Los Angeles Maintains LGBTQ+ Representation in City Government:
Councilmember Mitch O’Farrell’s reelection is key to maintaining LGBTQ+ representation in city government in Los Angeles, the nation’s second largest city, as both City Controller Ron Galperin and Councilmember Mike Bonin leave their positions this year. Since O’Farrell’s election to represent Council District 13 in 2022, he has passed laws to protect the LGBTQ community from hate crimes and discrimination, helped lead an outreach program to support homeless LGBTQ people and crafted the first gender inclusivity training for city employees. Just two of the nation’s top 10 cities, Philadelphia and San Jose, lack out LGBTQ+ representation on their city councils — and San Jose is well-positioned to gain LGBTQ+ representation in Omar Torres this year.

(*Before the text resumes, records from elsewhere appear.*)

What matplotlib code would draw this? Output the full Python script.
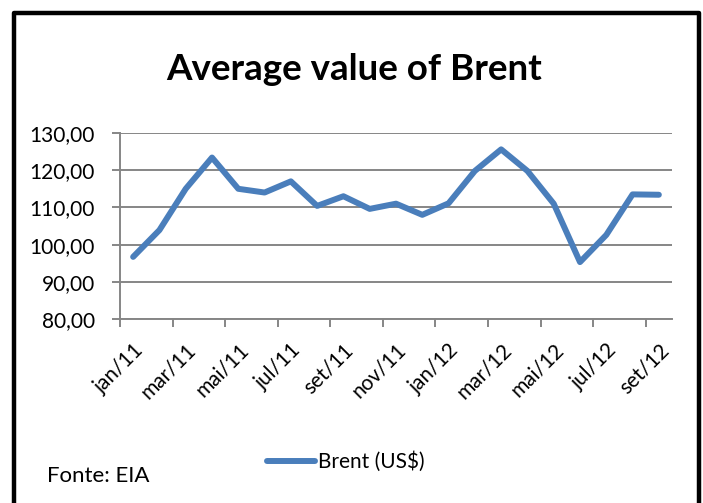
import matplotlib
matplotlib.use("Agg")
import matplotlib.pyplot as plt
from matplotlib.patches import Rectangle
from matplotlib.ticker import FuncFormatter
import numpy as np

months = ["jan/11", "fev/11", "mar/11", "abr/11", "mai/11", "jun/11", "jul/11",
          "ago/11", "set/11", "out/11", "nov/11", "dez/11", "jan/12", "fev/12",
          "mar/12", "abr/12", "mai/12", "jun/12", "jul/12", "ago/12", "set/12"]
brent = [96.7, 103.9, 115.0, 123.4, 115.0, 114.0, 117.0, 110.4, 113.0, 109.6,
         111.0, 108.0, 111.1, 119.8, 125.6, 119.8, 111.0, 95.3, 102.6, 113.5, 113.4]
yticks = [80, 90, 100, 110, 120, 130]

FAM = ["Lato", "DejaVu Sans"]
plt.rcParams["font.family"] = FAM

W, H = 703, 503
fig = plt.figure(figsize=(W / 100, H / 100), dpi=100)
ax = fig.add_axes([120 / W, 1 - 319 / H, (672 - 120) / W, (319 - 133) / H])

blue = "#4A7EBB"
grid = "#868686"
x = np.arange(len(months))
line, = ax.plot(x, brent, color=blue, lw=4.3, solid_joinstyle="round",
                solid_capstyle="round", label="Brent (US$)")

ax.set_xlim(-0.5, len(months) - 0.5)
ax.set_ylim(yticks[0], yticks[-1])
ax.set_yticks(yticks)
ax.yaxis.set_major_formatter(FuncFormatter(lambda v, p: f"{v:.2f}".replace(".", ",")))
ax.grid(axis="y", color=grid, lw=1.4)
ax.set_axisbelow(True)

ax.set_xticks(np.arange(-0.5, len(months) - 1, 2))
ax.set_xticklabels([])
ax.set_xticks(x[::2], minor=True)
ax.set_xticklabels(months[::2], minor=True, rotation=45, ha="right", va="top",
                   rotation_mode="anchor", fontsize=15)
ax.tick_params(axis="x", which="minor", length=0, pad=15)
ax.tick_params(axis="x", which="major", length=6, color=grid, width=1.4)
ax.tick_params(axis="y", length=6, color=grid, width=1.4, labelsize=15, pad=12)

for s in ["top", "right"]:
    ax.spines[s].set_visible(False)
for s in ["left", "bottom"]:
    ax.spines[s].set_color(grid)
    ax.spines[s].set_linewidth(1.4)

fig.text(354 / W, 1 - 69 / H, "Average value of Brent", ha="center", va="center",
         fontsize=26.5, fontweight="bold")

fig.legend(handles=[line], loc="center", bbox_to_anchor=(346 / W, 1 - 462 / H),
           frameon=False, fontsize=15, handlelength=2.3, handletextpad=0.15)
fig.text(47 / W, 1 - 476 / H, "Fonte: EIA", ha="left", va="center", fontsize=16)

fig.patches.append(Rectangle((14 / W, -0.05), (699 - 14) / W, (1 - 13 / H) + 0.05,
                             transform=fig.transFigure, fill=False, ec="black",
                             lw=3.2, joinstyle="round", clip_on=False))

fig.savefig("out.png", dpi=100)
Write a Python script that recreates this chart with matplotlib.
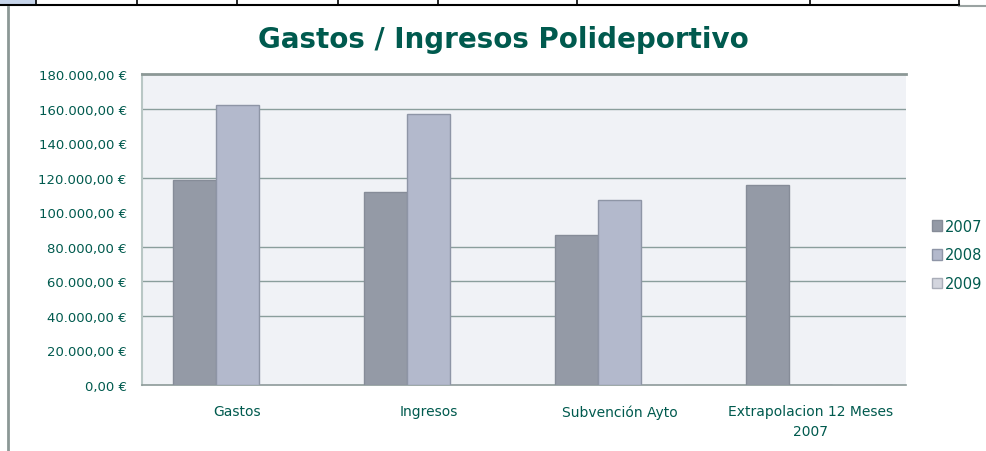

San Jose Restores LGBTQ+ Representation with First Openly Gay Person of Color Elected to City Council:
In San Jose, openly gay City Council candidate Omar Torres could make history as the first out LGBTQ+ person of color elected to the San Jose City Council, a top 10 major city. Omar has been an active community organizer and advocate since the age of 14. He has also served on two school boards as trustees for the San Jose Evergreen Community College District and the Franklin McKinley School District in San Jose. He is running for office to represent and serve under-resourced neighborhoods in District 3 and make San Jose the best place for all people.
Local Trans Candidates Make History in Alameda, Orange Counties:
In Oakland and Orange County, trans candidates Nick Resnick and Stephanie Wade for Oakland Unified School Board and Seal Beach City Council, respectively, would increase trans elected representation in California. If elected, parent and educator Nick Resnick would be the first trans man ever elected to a school board in California. Wade, a U.S. Marine veteran and aide to Orange County Supervisor Katrina Foley, would be the first out trans person elected to any office in Orange County. There are currently just six trans people serving in elected office in California.